Nor can the broader institutional and regulatory impact be dismissed. The UK will face an increasingly international market environment, with fewer opportunities for collaboration, less access and less foreign investment, in particular that attached to higher EU funding of defence research. If the UK is to progressively peel off a single market area which is likely to pursue integration, the trend will likely reinforce in coming years and decades. In itself, the lasting uncertainty caused by the negotiation of a free trade agreement will have a significant impact on businesses and investment.
The EU & Strategic Autonomy After Brexit
Brexit will have an impact on British and European strategic autonomy under all scenarios considered, although the notion of strategic autonomy itself is disputed. The term first appeared at European level in the Commission’s documents in 2013 and in the EU Global Strategy in 2016. The idea originated in Paris, where it is conceived of primarily as a capacity to act alone. To act alone, one needs to be able to decide alone. To decide alone, one needs to have the capacity of collecting the information necessary to decide to act.
In sum, the simplest definition of strategic autonomy is that an international actor is able to do what it wants to do. Naturally, it may have difficulty in identifying what it wants to do. As such, there is a difference between national strategic autonomy and European strategic autonomy. In the French perspective, the EU should allow the emergence of common security interests, according to which it should set a level of ambition. It would then be easier for the EU to know what it wants to, and then to act upon it in a given situation.
The European Global Strategy goes some way towards advancing common interests. On the one hand however, it does not expand on analysis of current big power plays. On the other, it lacks operationalisation and has not resulted in a clear level of ambition: what does the EU want to do? Is it simply about out of area operations, or also collective defence? This type of decision has a significant impact on what capabilities should be developed or acquired, and therefore on what skills, technologies, industry and funding should be endowed.
Finally, one should distinguish between European strategic autonomy and EU strategic autonomy. Would EU strategic autonomy be possible after Brexit? Is European strategic autonomy a precondition for EU strategic autonomy? Is EU strategic autonomy a precondition for European strategic autonomy? Whether strategic autonomy is about collective defence or out of area operations, there are several layers to take into account to answer this question: operations, capabilities, funding, political will, foreign policy, and nuclear deterrence.
As things stand, the most that EU strategic autonomy can currently hope for is the capacity to act alone in its neighbourhood.
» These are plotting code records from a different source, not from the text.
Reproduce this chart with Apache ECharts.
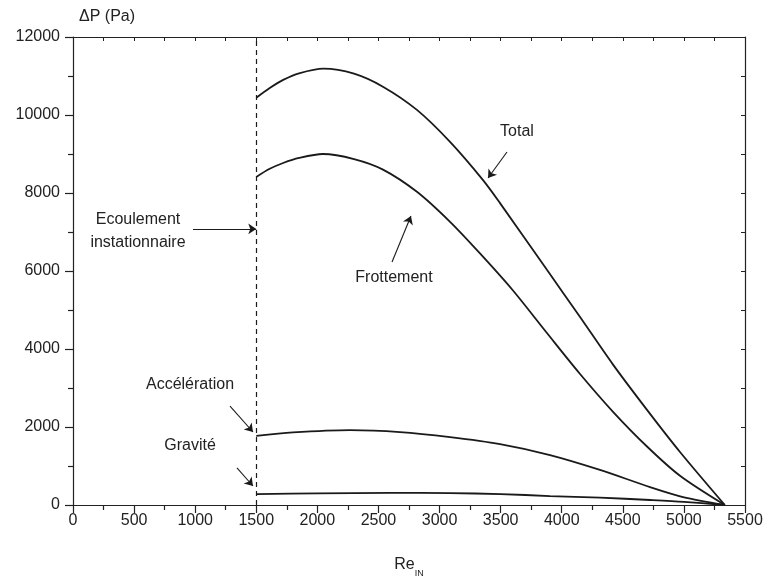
<!DOCTYPE html>
<html>
<head>
<meta charset="utf-8">
<script src="https://cdn.jsdelivr.net/npm/echarts@6/dist/echarts.min.js"></script>
<style>html,body{margin:0;padding:0;background:#fff;overflow:hidden}#c{width:766px;height:580px}</style>
</head>
<body>
<div id="c"></div>
<script>
// Data
const totalX = [1500, 1610, 1720, 1850, 2050, 2300, 2540, 2815, 3086, 3356, 3495, 3879, 4150, 4420, 4698, 4968, 5335];
const totalY = [10440, 10690, 10900, 11070, 11190, 11060, 10720, 10130, 9310, 8330, 7740, 6030, 4820, 3600, 2440, 1360, 0];

const frotX = [1500, 1610, 1720, 1850, 2046, 2300, 2537, 2815, 3086, 3331, 3601, 3879, 4150, 4420, 4698, 4968, 5335];
const frotY = [8410, 8620, 8770, 8900, 9000, 8870, 8600, 8030, 7260, 6450, 5500, 4410, 3360, 2390, 1500, 750, 0];

const accX = [1500, 1800, 2267, 2676, 3086, 3495, 3904, 4313, 4723, 4993, 5335];
const accY = [1770, 1860, 1920, 1870, 1740, 1560, 1280, 900, 460, 205, 0];

const gravX = [1500, 2000, 2600, 3086, 3500, 3904, 4313, 4723, 5000, 5335];
const gravY = [280, 300, 310, 305, 280, 230, 190, 128, 80, 0];

const transitionRe = 1500;

// Annotation arrows: [startX, startY, endX, endY] in data units
const arrowEcoulement = [982, 7080, 1500, 7080];
const arrowTotal = [3552, 9051, 3397, 8385];
const arrowFrottement = [2611, 6231, 2766, 7410];
const arrowAcceleration = [1285, 2538, 1473, 1872];
const arrowGravite = [1342, 949, 1473, 487];

const xTicks = ['0','500','1000','1500','2000','2500','3000','3500','4000','4500','5000','5500'];
const yTicks = ['0','2000','4000','6000','8000','10000','12000'];

const FONT = "'Liberation Sans', Arial, Helvetica, sans-serif";
const INK = '#1a1a1a';

function pairs(xs, ys) { return xs.map((x, i) => [x, ys[i]]); }
function arrow(a) { return [{ coord: [a[0], a[1]] }, { coord: [a[2], a[3]] }]; }

const chart = echarts.init(document.getElementById('c'), null, { renderer: 'canvas', width: 766, height: 580 });

const axisCommon = {
  type: 'value',
  axisLine: { show: true, onZero: false, lineStyle: { color: '#222', width: 1.2 } },
  splitLine: { show: false },
  minorSplitLine: { show: false }
};

const lineSeries = (name, xs, ys) => ({
  name, type: 'line', data: pairs(xs, ys), smooth: 0.3, showSymbol: false, symbol: 'none',
  lineStyle: { color: INK, width: 1.8 }, silent: true, z: 3
});

chart.setOption({
  animation: false,
  backgroundColor: '#fff',
  grid: { left: 73, right: 21, top: 37, bottom: 75, containLabel: false, outerBoundsMode: 'none' },
  xAxis: [
    Object.assign({}, axisCommon, {
      position: 'bottom', min: 0, max: 5500, interval: 500,
      axisTick: { show: true, inside: false, length: 8, lineStyle: { color: '#222', width: 1.2 } },
      minorTick: { show: true, splitNumber: 2, length: 5, lineStyle: { color: '#222', width: 1.2 } },
      axisLabel: { show: true, margin: 8, color: '#222', fontSize: 16, fontFamily: FONT,
        formatter: (v) => xTicks[Math.round(v / 500)] },
      name: '{a|Re}{b|IN}', nameLocation: 'middle', nameGap: 52,
      nameTextStyle: { rich: {
        a: { fontSize: 16, fontFamily: FONT, color: '#222', verticalAlign: 'bottom' },
        b: { fontSize: 9, fontFamily: FONT, color: '#222', verticalAlign: 'bottom', padding: [0, 0, -5, 0] }
      } }
    }),
    Object.assign({}, axisCommon, {
      position: 'top', min: 0, max: 5500, interval: 500,
      axisTick: { show: true, inside: true, length: 4, lineStyle: { color: '#222', width: 1 } },
      minorTick: { show: true, splitNumber: 2, length: 4, lineStyle: { color: '#222', width: 1 } },
      axisLabel: { show: false }
    })
  ],
  yAxis: [
    Object.assign({}, axisCommon, {
      position: 'left', min: 0, max: 12000, interval: 2000,
      axisTick: { show: true, inside: false, length: 8, lineStyle: { color: '#222', width: 1.2 } },
      minorTick: { show: true, splitNumber: 2, length: 5, lineStyle: { color: '#222', width: 1.2 } },
      axisLabel: { show: true, margin: 13, color: '#222', fontSize: 16, fontFamily: FONT,
        formatter: (v) => yTicks[Math.round(v / 2000)] }
    }),
    Object.assign({}, axisCommon, {
      position: 'right', min: 0, max: 12000, interval: 2000,
      axisTick: { show: true, inside: true, length: 4, lineStyle: { color: '#222', width: 1 } },
      minorTick: { show: true, splitNumber: 2, length: 4, lineStyle: { color: '#222', width: 1 } },
      axisLabel: { show: false }
    })
  ],
  series: [
    lineSeries('Total', totalX, totalY),
    lineSeries('Frottement', frotX, frotY),
    lineSeries('Accélération', accX, accY),
    lineSeries('Gravité', gravX, gravY),
    {
      name: 'transition', type: 'line', data: [], silent: true, z: 4,
      markLine: {
        silent: true, animation: false,
        symbol: ['none', 'none'],
        label: { show: false },
        lineStyle: { color: INK, width: 1.2, type: [5, 4] },
        data: [ [ { coord: [transitionRe, 0] }, { coord: [transitionRe, 12000] } ] ]
      }
    },
    {
      name: 'arrows', type: 'line', data: [], silent: true, z: 5,
      markLine: {
        silent: true, animation: false,
        symbol: ['none', 'arrow'], symbolSize: 8,
        label: { show: false },
        lineStyle: { color: INK, width: 1.1, type: 'solid' },
        itemStyle: { color: INK },
        data: [arrow(arrowEcoulement), arrow(arrowTotal), arrow(arrowFrottement), arrow(arrowAcceleration), arrow(arrowGravite)]
      }
    }
  ],
  graphic: [
    { type: 'text', left: 79, top: 9, style: { text: 'ΔP (Pa)', font: '16px ' + FONT, fill: '#222' } },
    { type: 'text', x: 138, y: 231, style: { text: 'Ecoulement\ninstationnaire', font: '16px ' + FONT, fill: '#222', align: 'center', verticalAlign: 'middle', lineHeight: 23 } },
    { type: 'text', x: 517, y: 132, style: { text: 'Total', font: '16px ' + FONT, fill: '#222', align: 'center', verticalAlign: 'middle' } },
    { type: 'text', x: 394, y: 278, style: { text: 'Frottement', font: '16px ' + FONT, fill: '#222', align: 'center', verticalAlign: 'middle' } },
    { type: 'text', x: 190, y: 385, style: { text: 'Accélération', font: '16px ' + FONT, fill: '#222', align: 'center', verticalAlign: 'middle' } },
    { type: 'text', x: 190, y: 446, style: { text: 'Gravité', font: '16px ' + FONT, fill: '#222', align: 'center', verticalAlign: 'middle' } }
  ]
});
</script>
</body>
</html>
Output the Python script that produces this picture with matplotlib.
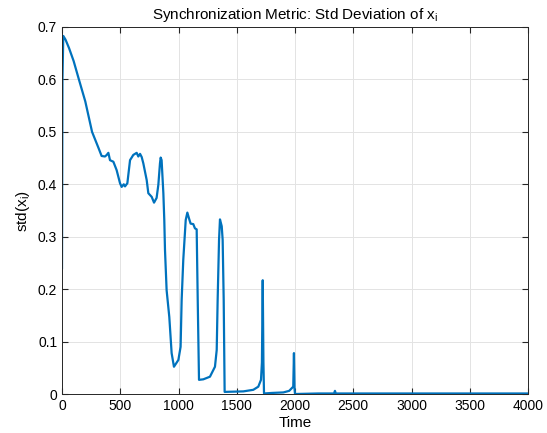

However, the EU does not in fact have the capacity for high intensity operations in its near abroad, as the Libya operation showed. CSDP missions are limited to crisis management and the lower end of the engagement spectrum. Brexit will not improve this state of affairs, because it puts UK capabilities and political outside the orbit of CSDP. On the other hand, it may not worsen it either: serious intervention does not take place within the institutional bounds of CSDP.
As such, EU operations may suffer mostly from the absence of the UK at the table, the resulting diminishing of political appetite for intervention, and the loss of UK funding. The opposite might be true of capabilities. The UK has long frustrated EU efforts at developing its own capabilities, for fear of duplication with NATO. With the UK outside of the European Defence Agency’s decision-making power, the hurdle may be lifted for Europeans to develop more in-house capabilities and be less dependent on the United States.
The UK & Strategic Autonomy After Brexit
The issue that matters for European security however is less EU strategic autonomy than European strategic autonomy. The latter entails a form of strategic solidarity between Europeans that far exceeds the institutional boundaries of CSDP. It is based upon the assumption that Europeans would come together in the case of a serious strategic challenge, including if the European territory was to come under threat. European strategic autonomy therefore pertains both to out of area operations and to collective defence. As such, it necessarily entails a nuclear dimension. In the military realm, the natural forum for European strategic autonomy is therefore the Atlantic Alliance, which rests in the last resort upon the American security guarantee and French and British nuclear deterrence. The latest French Strategic Review is clear on this front: NATO remains the cornerstone of collective European security.
As such, there is a strong British case to be made for building European strategic autonomy within NATO, with strong European means to complement American capabilities, and hedge against the American retrenchment from Europe that current president Donald Trump did not kickstart as a policy, but inherited from his predecessors. CSDP in its current form bears little to no relationship to collective defence, nor will it in the foreseeable future. The UK is therefore in a position to argue that the EU would benefit from a broader notion of European strategic autonomy that includes conventional and non-conventional means – from high end capabilities to industrial know-how, and from intelligence gathering to nuclear deterrence.
In addition to the military dimension however, European strategic autonomy has to do with foreign policy: if European countries have different foreign policy priorities, it will be difficult for them to react together, including militarily. In this regard the technical aspects of Brexit have little bearing. And as a military machine, NATO is not the ideal forum or vehicle for foreign policy convergence. In such cases, the main actors remain the national governments and the feeling that they share a sense of strategic solidarity: the aftermath of the Skripal affair and the Paris terror attacks are but recent testimonies to that. This is where the spillover from potential political acrimony might do the most damage.
If Brexit damages the idea that Europeans are primarily partners, friends and allies, it would undermine Europe’s capacity to react to foreign intervention or terrorist attacks through common foreign policy, common sanctions, or common military action. One course of action that the British government might consider helpful to mitigate the damage of Brexit might be to invest in projects that are symbolic of current European efforts to do more in security and defence, whilst also being consonant with UK strategic interests – although not necessarily Britain’s immediate financial interest, as would be the case with vying for European defence fund budgets. In particular, cooperation in one emblematic and/or unexpected area might go some way to securing good will on both sides. Such areas include supporting, participating in or re-joining counter-terrorism or counter-piracy operations off the African coast, intelligence cooperation, high end technological projects like the next generation fighter jet, and contributions to the European border guard.
Although EU strategic autonomy and European strategic autonomy are different issues, one is likely the condition for the other, and vice versa. From outside the European Union, the United Kingdom would have a strong case to make that European strategic autonomy is a prerequisite of European security, and indeed a necessary precondition of EU strategic autonomy.